Marcel Winatschek

The Endpoint

Renée mentioned this British series to me, Black Mirror. I watched it because the UK had been putting out genuinely good stuff—Skins, Misfits, The Inbetweeners—and she said this was different.

The opening episode: a prime minister gets blackmailed into fucking a pig on live television. Not as a metaphor, not off-camera. Brooker just holds the shot, holds your attention, and you feel the weight of what it does to a person and a nation both. The camera doesn’t look away.

It’s an anthology—each episode is its own story, different characters and futures, but the pattern stays the same. Technology you recognize or can imagine (social platforms, neural implants, memory recording, gameshow logic) gets turned into a weapon. Or reveals that it was always designed to be one.

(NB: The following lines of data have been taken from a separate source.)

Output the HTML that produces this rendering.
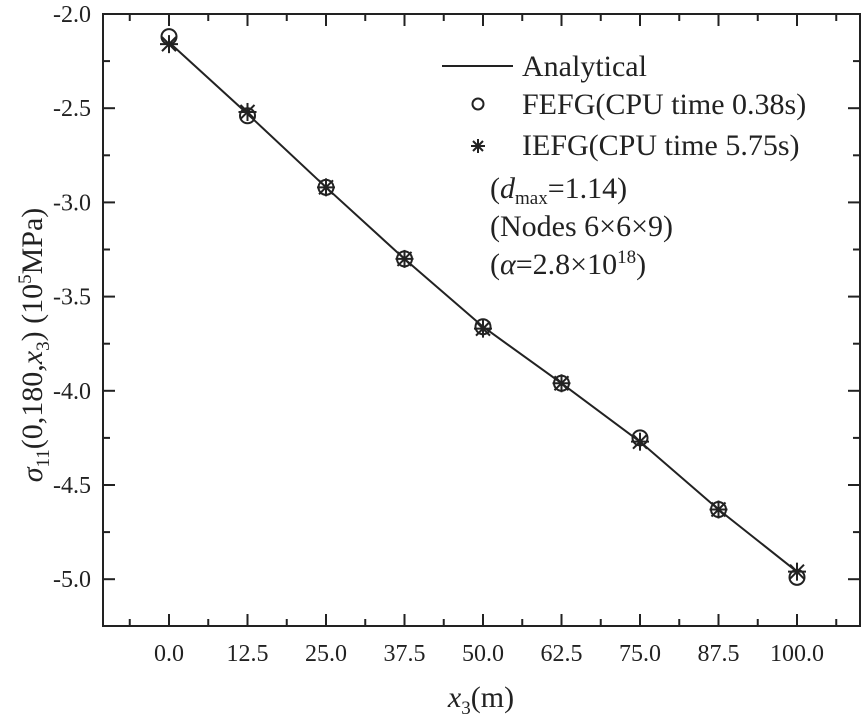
<!DOCTYPE html>
<html><head><meta charset="utf-8"><style>
body{margin:0;background:#fff;}
svg{display:block;font-family:"Liberation Serif",serif;}
</style></head><body>
<svg id="c" width="861" height="720">
<g id="axes"></g><g id="series"></g>
<g font-size="30" fill="#222">
<line x1="442" y1="66" x2="513" y2="66" stroke="#222" stroke-width="2"/>
<text x="522" y="76">Analytical</text>
<circle cx="478" cy="104" r="5.5" fill="none" stroke="#222" stroke-width="2"/>
<text x="522" y="114">FEFG(CPU time 0.38s)</text>
<g stroke="#222" stroke-width="2"><line x1="471" y1="146" x2="485" y2="146"/><line x1="478" y1="139" x2="478" y2="153"/><line x1="473" y1="141" x2="483" y2="151"/><line x1="483" y1="141" x2="473" y2="151"/></g>
<text x="522" y="155">IEFG(CPU time 5.75s)</text>
<text x="490" y="198">(<tspan font-style="italic">d</tspan><tspan font-size="19" dy="6">max</tspan><tspan dy="-6">=1.14)</tspan></text>
<text x="490" y="236">(Nodes 6×6×9)</text>
<text x="490" y="274">(<tspan font-style="italic">α</tspan>=2.8×10<tspan font-size="19" dy="-11">18</tspan><tspan dy="11">)</tspan></text>
</g>
<text x="481" y="707" text-anchor="middle" font-size="30" fill="#222"><tspan font-style="italic">x</tspan><tspan font-size="19" dy="7">3</tspan><tspan dy="-7">(m)</tspan></text>
<text transform="translate(42,345) rotate(-90)" text-anchor="middle" font-size="30" fill="#222"><tspan font-style="italic">σ</tspan><tspan font-size="19" dy="7">11</tspan><tspan dy="-7">(0,180,</tspan><tspan font-style="italic">x</tspan><tspan font-size="19" dy="7">3</tspan><tspan dy="-7">) (10</tspan><tspan font-size="19" dy="-11">5</tspan><tspan dy="11">MPa)</tspan></text>
</svg>
<script>
const xCats=[0,12.5,25,37.5,50,62.5,75,87.5,100];
const analytical=[-2.15,-2.53,-2.92,-3.30,-3.66,-3.96,-4.27,-4.63,-4.96];
const fefg=[-2.12,-2.54,-2.92,-3.30,-3.66,-3.96,-4.25,-4.63,-4.99];
const iefg=[-2.16,-2.52,-2.92,-3.30,-3.67,-3.96,-4.27,-4.63,-4.96];
const xTicks=["0.0","12.5","25.0","37.5","50.0","62.5","75.0","87.5","100.0"];
const yTicks=["-2.0","-2.5","-3.0","-3.5","-4.0","-4.5","-5.0"];
const L=103,R=860,T=14,B=626;
const X=v=>169+v/12.5*78.5;
const Y=v=>14+(-2-v)/0.5*94.2;
const NS="http://www.w3.org/2000/svg";
function mk(p,t,a){const e=document.createElementNS(NS,t);for(const k in a)e.setAttribute(k,a[k]);p.appendChild(e);return e;}
const ax=document.getElementById('axes'),se=document.getElementById('series');
const frame=mk(ax,'rect',{x:L,y:T,width:R-L,height:B-T,fill:'none',stroke:'#222','stroke-width':2});


for(let v=-6.25;v<=110;v+=6.25){const x=X(v);if(x<=L||x>=R)continue;const maj=Math.abs(v%12.5)<1e-9;const len=maj?12:7;
mk(ax,'line',{x1:x,y1:B,x2:x,y2:B-len,stroke:'#222','stroke-width':2});mk(ax,'line',{x1:x,y1:T,x2:x,y2:T+len,stroke:'#222','stroke-width':2});}
for(let v=-2.25;v>=-5.25;v-=0.25){const y=Y(v);if(y>=B||y<=T)continue;const maj=Math.abs((v*4)%2)<1e-9;const len=maj?12:7;
mk(ax,'line',{x1:L,y1:y,x2:L+len,y2:y,stroke:'#222','stroke-width':2});mk(ax,'line',{x1:R,y1:y,x2:R-len,y2:y,stroke:'#222','stroke-width':2});}
xTicks.forEach((t,i)=>{const e=mk(ax,'text',{x:X(xCats[i]),y:661,'text-anchor':'middle','font-size':24,fill:'#222'});e.textContent=t;

});
yTicks.forEach(t=>{const e=mk(ax,'text',{x:91,y:Y(parseFloat(t))+8,'text-anchor':'end','font-size':24,fill:'#222'});e.textContent=t;

});
const pl=mk(se,'polyline',{points:xCats.map((c,i)=>X(c)+','+Y(analytical[i])).join(' '),fill:'none',stroke:'#222','stroke-width':2});


xCats.forEach((c,i)=>{const ci=mk(se,'circle',{cx:X(c),cy:Y(fefg[i]),r:7.5,fill:'none',stroke:'#222','stroke-width':2});


const g=mk(se,'g',{stroke:'#222','stroke-width':2});


const x=X(c),y=Y(iefg[i]);
mk(g,'line',{x1:x-9,y1:y,x2:x+9,y2:y});mk(g,'line',{x1:x,y1:y-9,x2:x,y2:y+9});
mk(g,'line',{x1:x-7,y1:y-7,x2:x+7,y2:y+7});mk(g,'line',{x1:x+7,y1:y-7,x2:x-7,y2:y+7});});
</script>
</body></html>
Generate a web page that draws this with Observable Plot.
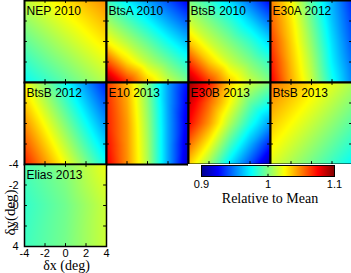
<!DOCTYPE html>
<html><head><meta charset="utf-8">
<script src="https://cdn.jsdelivr.net/npm/d3@7"></script>
<script src="https://cdn.jsdelivr.net/npm/@observablehq/plot@0.6"></script>
<style>
html,body{margin:0;padding:0;background:#fff;}
#chart{position:relative;width:351px;height:273px;overflow:hidden;background:#fff;}
#chart > div{position:absolute;overflow:visible;}
</style></head><body><div id="chart"></div>
<script>
// values; rows run from y = -4 (top) to y = 4 (bottom),
// columns from x = -4 (left) to x = 4 (right), on a 3x3 or 5x5 grid
const grid3 = [-4, 0, 4];
const grid5 = [-4, -2, 0, 2, 4];
const panelNames = ["NEP 2010","BtsA 2010","BtsB 2010","E30A 2012","BtsB 2012","E10 2013","E30B 2013","BtsB 2013","Elias 2013"];
const nep2010 = [
  [1.013, 1.031, 1.048],
  [0.994, 1.012, 1.030],
  [0.976, 0.993, 1.011]];
const btsA2010 = [
  [0.988, 0.972, 0.956, 0.940, 0.923],
  [1.007, 0.991, 0.975, 0.958, 0.942],
  [1.026, 1.010, 0.994, 0.977, 0.961],
  [1.061, 1.032, 1.012, 0.996, 0.980],
  [1.097, 1.067, 1.037, 1.015, 0.999]];
const btsB2010 = [
  [1.000, 0.985, 0.967, 0.946, 0.925],
  [1.015, 1.000, 0.985, 0.967, 0.946],
  [1.036, 1.015, 1.000, 0.985, 0.967],
  [1.065, 1.036, 1.015, 1.000, 0.985],
  [1.093, 1.065, 1.036, 1.015, 1.000]];
const e30A2012 = [
  [1.050, 1.026, 0.991, 0.960, 0.932],
  [1.057, 1.030, 0.997, 0.964, 0.937],
  [1.064, 1.034, 1.003, 0.969, 0.941],
  [1.071, 1.038, 1.009, 0.973, 0.946],
  [1.078, 1.042, 1.014, 0.979, 0.950]];
const btsB2012 = [
  [1.023, 0.977, 0.930],
  [1.047, 1.000, 0.953],
  [1.070, 1.023, 0.977]];
const e10_2013 = [
  [1.065, 1.039, 1.000, 0.957, 0.925],
  [1.068, 1.042, 1.003, 0.957, 0.921],
  [1.070, 1.045, 1.006, 0.958, 0.918],
  [1.074, 1.046, 1.008, 0.958, 0.914],
  [1.078, 1.047, 1.009, 0.958, 0.910]];
const e30B2013 = [
  [1.095, 1.072, 1.035, 1.015, 1.000],
  [1.085, 1.055, 1.025, 0.995, 0.978],
  [1.075, 1.045, 1.010, 0.980, 0.955],
  [1.055, 1.025, 0.990, 0.960, 0.930],
  [1.035, 1.005, 0.970, 0.940, 0.905]];
const btsB2013 = [
  [1.053, 1.031, 1.009],
  [1.036, 1.014, 0.992],
  [1.019, 0.997, 0.975]];
const elias2013 = [
  [0.990, 1.002, 1.022],
  [0.985, 0.997, 1.015],
  [0.987, 0.998, 1.015]];
const panelValues = [nep2010, btsA2010, btsB2010, e30A2012, btsB2012, e10_2013, e30B2013, btsB2013, elias2013];
const axisTicks = [-4, -2, 0, 2, 4];
const colorDomain = [0.9, 1.1];
const colorTicks = [0.9, 1, 1.1];
const jetColors = ["#00008f","#0000ff","#0080ff","#00ffff","#80ff80","#ffff00","#ff8000","#ff0000","#800000"];
const colorLabel = "Relative to Mean";
const xLabel = "δx (deg)";
const yLabel = "δy(deg)";

const sans = "'Liberation Sans', Arial, Helvetica, sans-serif";
const serif = "'Liberation Serif', 'Times New Roman', serif";
const jet = d3.piecewise(d3.interpolateRgb, jetColors);
const colorOpts = {type: "linear", domain: colorDomain, interpolate: jet, clamp: true};

const chart = document.getElementById("chart");
function place(node, left, top, w, h) {
  const d = document.createElement("div");
  d.style.left = left + "px"; d.style.top = top + "px";
  d.style.width = w + "px"; d.style.height = h + "px";
  d.appendChild(node); chart.appendChild(d);
}

const P = 82;
panelNames.forEach((name, i) => {
  const col = i % 4, row = Math.floor(i / 4);
  const vals = panelValues[i];
  const g = vals.length === 5 ? grid5 : grid3;
  const pts = [];
  g.forEach((y, r) => g.forEach((x, c) => pts.push({x, y, v: vals[r][c]})));
  const isAxis = i === 8;
  const ml = isAxis ? 24 : 0, mb = isAxis ? 27 : 0, mt = isAxis ? 6 : 0, mr = isAxis ? 6 : 0;
  const marks = [
    Plot.raster(pts, {x: "x", y: "y", fill: "v", interpolate: "barycentric", x1: -4, x2: 4, y1: -4, y2: 4}),
    Plot.ruleX(axisTicks, {y1: 4, y2: 3.72, stroke: "black"}),
    Plot.ruleX(axisTicks, {y1: -4, y2: -3.72, stroke: "black"}),
    Plot.ruleY(axisTicks, {x1: -4, x2: -3.72, stroke: "black"}),
    Plot.ruleY(axisTicks, {x1: 4, x2: 3.72, stroke: "black"}),
    Plot.frame({stroke: "black", strokeWidth: isAxis ? 1.5 : 2}),
    Plot.text([name], {frameAnchor: "top-left", dx: 2, dy: 6, fontSize: 12, fontFamily: sans, fill: "black"})
  ];
  if (isAxis) {
    marks.push(Plot.text([xLabel], {frameAnchor: "bottom", lineAnchor: "bottom", dy: 23.5, dx: 1, fontSize: 14, fontFamily: serif, fill: "black"}));
    marks.push(Plot.text([yLabel], {frameAnchor: "middle", textAnchor: "middle", lineAnchor: "middle", rotate: -90, dx: -55, dy: 7, fontSize: 15, fontFamily: serif, fill: "black"}));
  }
  const W = P + ml + mr, H = P + mb + mt;
  const plot = Plot.plot({
    width: W, height: H,
    marginTop: mt, marginRight: mr, marginLeft: ml, marginBottom: mb,
    style: {fontFamily: sans, fontSize: "11px", color: "black", background: isAxis ? "transparent" : "white", overflow: "visible"},
    x: {domain: [-4, 4], axis: isAxis ? "bottom" : null, ticks: axisTicks, tickSize: 0, tickPadding: 3, tickFormat: d => String(d), label: null},
    y: {domain: [4, -4], axis: isAxis ? "left" : null, ticks: axisTicks, tickSize: 0, tickPadding: 6, tickFormat: d => String(d), label: null},
    color: colorOpts,
    marks
  });
  place(plot, 24 + P * col - ml, P * row - mt, W, H);
});

// colorbar
const cbar = Plot.plot({
  width: 163, height: 42,
  marginTop: 1, marginBottom: 30, marginLeft: 13, marginRight: 17,
  style: {fontFamily: sans, fontSize: "11px", color: "black", background: "white"},
  x: {domain: colorDomain, ticks: colorTicks, tickSize: 0, tickPadding: 3.5, tickFormat: d => String(d), label: null},
  y: {domain: [0, 1], axis: null},
  color: colorOpts,
  marks: [
    Plot.raster({fill: (x, y) => x, x1: colorDomain[0], x2: colorDomain[1], y1: 0, y2: 1}),
    Plot.ruleX(colorTicks, {y1: 0, y2: 0.2, stroke: "black"}),
    Plot.ruleX(colorTicks, {y1: 1, y2: 0.8, stroke: "black"}),
    Plot.frame({stroke: "black"}),
    Plot.text([colorLabel], {frameAnchor: "bottom", lineAnchor: "bottom", dx: 2, dy: 26, fontSize: 14, fontFamily: serif, fill: "black"})
  ]
});
place(cbar, 188, 164, 163, 42);
</script></body></html>
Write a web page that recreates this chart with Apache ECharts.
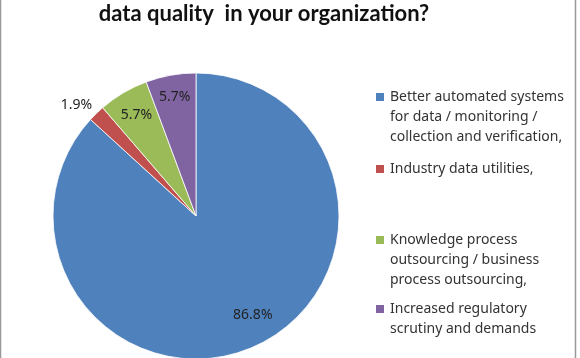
<!DOCTYPE html>
<html>
<head>
<meta charset="utf-8">
<script src="https://cdn.jsdelivr.net/npm/echarts@6/dist/echarts.min.js"></script>
<style>html,body{margin:0;padding:0;background:#fff}#c{width:580px;height:358px}</style>
</head>
<body>
<div id="c"></div>
<script>
const titleText = 'data quality  in your organization?';
const categories = [
  'Better automated systems\nfor data / monitoring /\ncollection and verification,',
  'Industry data utilities,',
  'Knowledge process\noutsourcing / business\nprocess outsourcing,',
  'Increased regulatory\nscrutiny and demands'
];
const counts = [46, 1, 3, 3];
const colors = ['#4F81BD', '#C0504D', '#9BBB59', '#8064A2'];

// label placement: fraction of radius, small angle tweak (deg)
const labelRadius = [0.80, 1.14, 0.82, 0.845];
const labelAngleShift = [-6, -3, 0, 0];
const legendFirstLineY = [97, 169, 240, 309];

const CX = 196, CY = 216, R = 143, LH = 20;
const total = counts.reduce((a, b) => a + b, 0);

const chart = echarts.init(document.getElementById('c'), null, {renderer: 'canvas'});

const legends = categories.map((name, i) => {
  const n = name.split('\n').length;
  return {
    orient: 'vertical',
    left: 374,
    top: legendFirstLineY[i] - LH / 2 - (n - 1) * LH,
    padding: 0,
    itemWidth: 10,
    itemHeight: 10,
    icon: 'rect',
    data: [name],
    selectedMode: false,
    formatter: nm => '\n'.repeat(n - 1) + nm,
    textStyle: {
      fontFamily: 'Noto Sans',
      fontSize: 14,
      color: '#333',
      lineHeight: LH
    }
  };
});

chart.setOption({
  backgroundColor: '#fff',
  animation: false,
  color: colors,
  title: {
    text: titleText,
    left: 259,
    top: -2,
    textAlign: 'center',
    textStyle: {fontFamily: 'Lato', fontWeight: 'bold', fontSize: 22, color: '#111'}
  },
  legend: legends,
  graphic: [{
    type: 'rect',
    shape: {x: 0.5, y: -5, width: 575, height: 370},
    style: {fill: 'none', stroke: '#999', lineWidth: 1.5},
    silent: true
  }],
  series: [{
    type: 'pie',
    center: [CX, CY],
    radius: [0, R],
    startAngle: 90,
    clockwise: true,
    avoidLabelOverlap: false,
    itemStyle: {borderColor: '#fff', borderWidth: 0.8},
    label: {
      show: true,
      position: 'inside',
      formatter: p => (p.value / total * 100).toFixed(1) + '%',
      fontFamily: 'Noto Sans',
      fontSize: 14,
      color: '#222'
    },
    labelLine: {show: false},
    labelLayout: function (params) {
      const i = params.dataIndex;
      const lr = params.labelRect;
      const lx = lr.x + lr.width / 2, ly = lr.y + lr.height / 2;
      const a = Math.atan2(ly - CY, lx - CX) + labelAngleShift[i] * Math.PI / 180;
      const d = labelRadius[i] * R;
      return {x: CX + d * Math.cos(a), y: CY + d * Math.sin(a), align: 'center', verticalAlign: 'middle'};
    },
    data: categories.map((name, i) => ({name: name, value: counts[i]}))
  }]
});
</script>
</body>
</html>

There’s an episode about Bing, a guy in some future where everything’s gamified and streamed. He meets Abi and they connect and then he watches her get absorbed into digital pornography—her image broken up and commodified and distributed while he’s completely helpless. That helplessness is the structure. It’s what the system was built for.

What stayed with me was how the show doesn’t announce itself. It just shows you the logic and lets you live inside it. Weeks later I’d still be working through one of those scenarios, imagining myself in that choice, knowing what I’d do and hating it.

There’s a particular kind of discomfort in recognizing the technology that’s already here—surveillance, metrics, exposure—and watching someone demonstrate its endpoint with calm confidence. Like Brooker’s just showing you what was always coming.